TASK DATA:
☆ ☆ ☆ ☆ ☆ ☆ ☆

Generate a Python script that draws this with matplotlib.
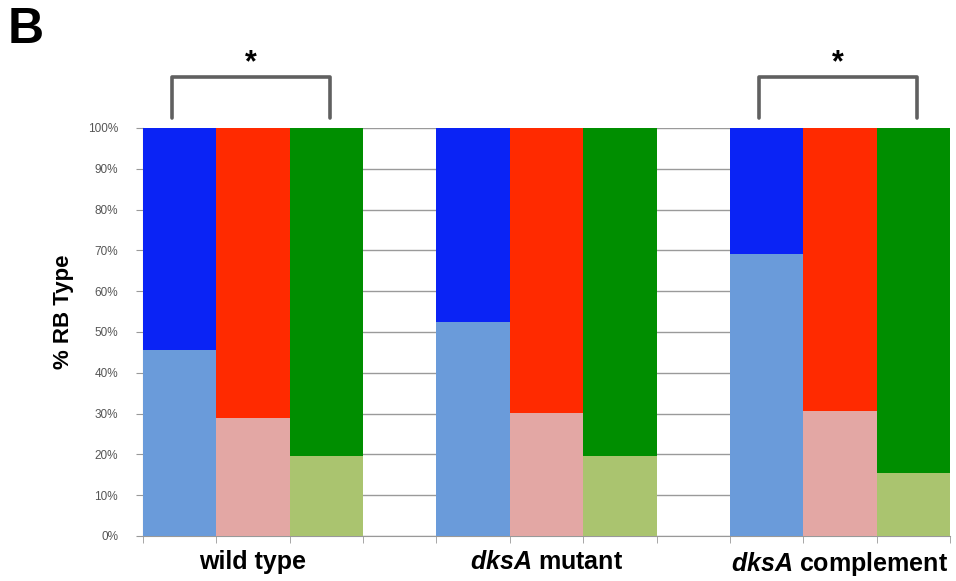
import matplotlib
matplotlib.use("Agg")
import matplotlib.pyplot as plt
import numpy as np

plt.rcParams['font.family'] = ['Liberation Sans', 'DejaVu Sans']
plt.rcParams['mathtext.fontset'] = 'custom'
plt.rcParams['mathtext.it'] = 'Liberation Sans:italic:bold'
plt.rcParams['mathtext.rm'] = 'Liberation Sans:bold'

# Data
groups = ["wild type", r"$\it{dksA}$ mutant", r"$\it{dksA}$ complement"]
blue_lower = [45.6, 52.5, 69.0]
red_lower = [28.9, 30.1, 30.7]
green_lower = [19.6, 19.7, 15.4]
yticks = [0, 10, 20, 30, 40, 50, 60, 70, 80, 90, 100]
ytick_labels = ["0%", "10%", "20%", "30%", "40%", "50%", "60%", "70%", "80%", "90%", "100%"]

dark_colors = ["#0A23F5", "#FF2A00", "#008E00"]
light_colors = ["#6A9BDA", "#E3A7A4", "#AAC46F"]

fig = plt.figure(figsize=(9.56, 5.81), dpi=100)
ax = fig.add_axes([143/956, 1-536/581, (950-143)/956, (536-128)/581])

series = [blue_lower, red_lower, green_lower]
for g in range(3):
    for s in range(3):
        x = g * 4 + s
        low = series[s][g]
        ax.bar(x, low, width=1.0, color=light_colors[s], zorder=3, linewidth=0)
        ax.bar(x, 100 - low, bottom=low, width=1.0, color=dark_colors[s], zorder=3, linewidth=0)

ax.set_xlim(-0.5, 10.5)
ax.set_ylim(0, 100)
ax.set_yticks(yticks)
ax.set_yticklabels(ytick_labels, fontsize=8.5, color="#555555")
ax.yaxis.grid(True, color="#9a9a9a", linewidth=1.0, zorder=0)
ax.tick_params(axis='y', length=5, color="#999999", pad=13)

centers = [1, 5, 9]
ax.set_xticks(centers)
ax.set_xticklabels(groups, fontsize=18, fontweight='bold')
ax.set_xticks(np.arange(-0.5, 11, 1.0), minor=True)
ax.tick_params(axis='x', which='major', length=0, pad=10)
ax.tick_params(axis='x', which='minor', length=5, color="#999999")

for sp in ['top', 'right']:
    ax.spines[sp].set_visible(False)
ax.spines['left'].set_color("#999999")
ax.spines['bottom'].set_color("#999999")

ax.set_ylabel("% RB Type", fontsize=16, fontweight='bold')
ax.yaxis.set_label_coords(-0.086, 0.55)

# Significance brackets
for (x0, x1) in [(-0.1, 2.05), (7.9, 10.05)]:
    ax.plot([x0, x0, x1, x1], [102.5, 112.5, 112.5, 102.5], color="#606060",
            linewidth=2.6, clip_on=False, solid_joinstyle='round', solid_capstyle='round')
    ax.text((x0 + x1) / 2, 115.8, "*", ha='center', va='center', fontsize=22,
            fontweight='bold', clip_on=False)

fig.text(8/956, 1-30/581, "B", fontsize=36, fontweight='bold', va='center', ha='left')

fig.savefig("out.png", dpi=100)
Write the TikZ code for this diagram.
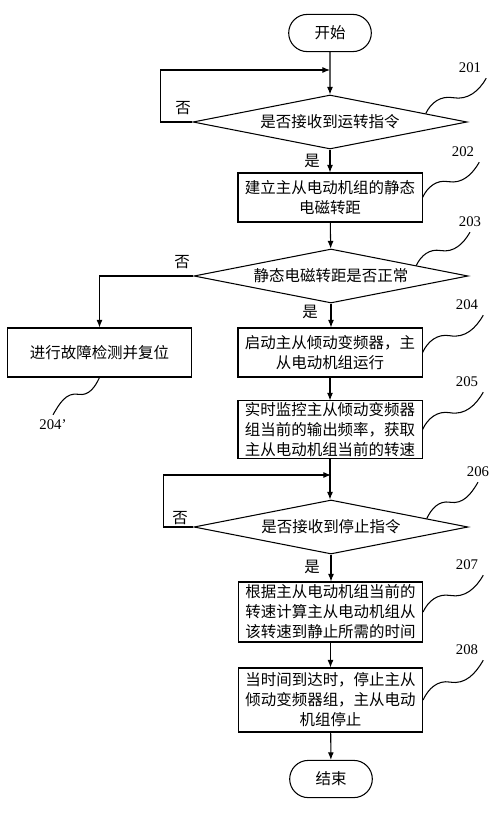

☆ ☆ ☆ ☆ ☆ ☆ ☆

Take the lines above from the top of the records through the one with "plt.rcParams['mathtext.rm'] = 'Liberation" and repeat them exactly, without any pictures.

RESPONSE BELOW:
Generate a Python script that draws this with matplotlib.
import matplotlib
matplotlib.use("Agg")
import matplotlib.pyplot as plt
import numpy as np

plt.rcParams['font.family'] = ['Liberation Sans', 'DejaVu Sans']
plt.rcParams['mathtext.fontset'] = 'custom'
plt.rcParams['mathtext.it'] = 'Liberation Sans:italic:bold'
plt.rcParams['mathtext.rm'] = 'Liberation Sans:bold'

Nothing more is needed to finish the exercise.